Oil painting was definitely not an option for me because of the odoriferous fumes generated from traditional oil painting products. So for the longest time I shied away from oil. When I learned about water soluble oil where the paint washes off with just water, I had to give that a try. I thought I’d share my approach and experience with you in case you have wanted to try oil paining but, just like me, didn’t take the plunge due to the fumes.
My oil painting supplies
- Daniel Smith Modified Water Soluble Linseed Oil – This is the ONLY oil paint medium I purchased.
- Canva-Paper by Canson – Canvas textured paper. At 290g it has a nice weight. I did not have any problems with paint seepage in the back. Great for practice, acid-free, and a space saver over using canvas
- Da Vinci oil and acrylic brushes – These are synthetic brushes. Don’t use soft watercolour brushes for oil.
- Palette knives – For mixing paints
- Masterson’s Sat-Wet Handy palette and liners – It is a lidded box that comes with a few sheets of palette liner paper included. You can buy extra liners.
Daniel Smith Water Soluble Oil Paint
I decided to invest in Daniel Smith oil paints. There are less colour choices in the water-soluble oils than the traditional ones. I started with primaries to mix colours, along with a few neutrals. I recently added a few more tubes to my collection.
Daniel Smith paints are of professional quality. The paint flows and glides over the painting surface without any effort. They stayed vibrant even after drying.
I usually start my painting with a sketch, denoting the dark and light areas. I keep a little room on the side to write down the paints I use for the painting.
I forgot to take a photo of the prep of the current painting, so here is one from an old painting. Since I am using paper as opposed to canvas, I needed the paper to have a solid backing.
I used painters tape, the same one I use for my watercolour paintings, to tape the paper to a smooth MDF board before placing it on an easel. Masking tape works well too.
In the beginning, my base paint layer was really thick. So when I tried to paint clouds over that, all I got was ruts cut into the base layer with my brush. I wiped the area and started with a thinner base layer. Once I learned that lesson, all was well.

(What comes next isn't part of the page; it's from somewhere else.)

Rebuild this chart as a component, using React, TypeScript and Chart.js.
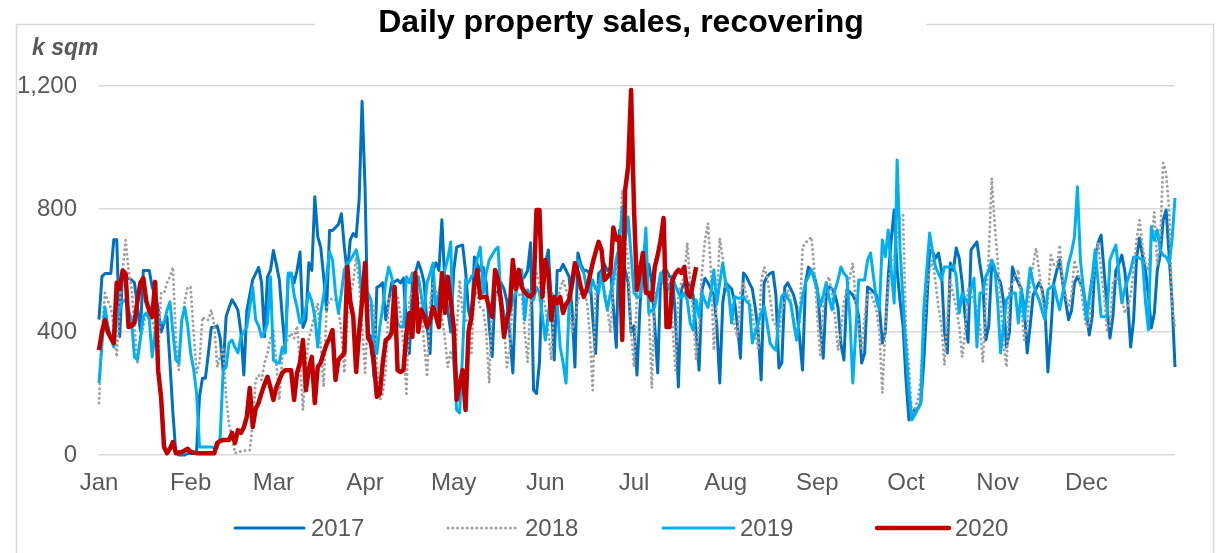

A tiny little dab of the modified linseed oil was enough to rejuvenate the paint when I found my brush or the paint to be dry. Water can also be used for painting and mixing, but water dulls the paint a little.
I used palette knives to mix paint instead of a brush. The paint tends to collect in the brush without really mixing properly.
I love the fact that I can paint light over dark with oil.
Oil is extremely forgiving. The paint stays wet for a long time and can be moved and manipulated. If I did not like an area, I was able to carefully remove the paint and the brush strokes and start over. It smears very easily though, so be mindful of that as well.
Another thing to note is that the previous layer needs to be somewhat dry before the next layer can be applied. Otherwise, the existing paint shifts and moves around along with the paint for the new layers.
The finished painting takes a long time to dry completely. So don’t touch it for at least a few days after you have painted your final stroke.
Charlie Experimented With Me
Unbeknownst to me, Charlie wanted to participate in my oil painting experiment as well. I made a few swatch cards which I moved promptly to the table in my atelier and cleaned all the tools before dinner. Next morning I found the clean palette had somehow moved on top of the still-wet swatch cards. The cards had smeared paints on them as well as the calendar, which lay next to the cards. At this point I was not only sure that a cat got on my table, I also knew which one.
Right at that moment Charlie walked up to me. He was sporting Ultramarine Blue paws and a Quinacridone-Magenta tail-tip. He is exceptionally sensitive to smells and runs away from orange peel and potato chips/crisps!! Considering that he got on the table to check out the paints told me how non-odoriferous they are.
The ultramarine blue from my gently protesting kitty washed off completely under running water. I used a little soap for safe measure. Quin. Magenta washed off too, but it dyed the white tail. I trimmed his tail a little where the white tip took on a reddish tinge.
I am always very fastidious about cleaning up my table. Now I know putting away freshly done paintings needs to be part of the repertoire as well. Water solubility of Daniel Smith’s oil paint worked out really well!! I thanked Charlie for his participation with lots of kisses while he purred.
Many of you already know of my fondness for Impressionist/Post-impressionist painters, specially Monet and Van Gogh. Earlier I did this Wild Flowers In The Park painting with oil pastels, which by the way is a fantastic dry oil medium.
I wanted to paint the Hay Bales Of Aberdeenshire with similar small soft brush strokes, which I found almost calming even though I was working with a new painting medium. I had a marvellous time painting the warm rich colours of the hay bales against the woods and the deep blue sky with floating clouds from one of my favourite places in the world.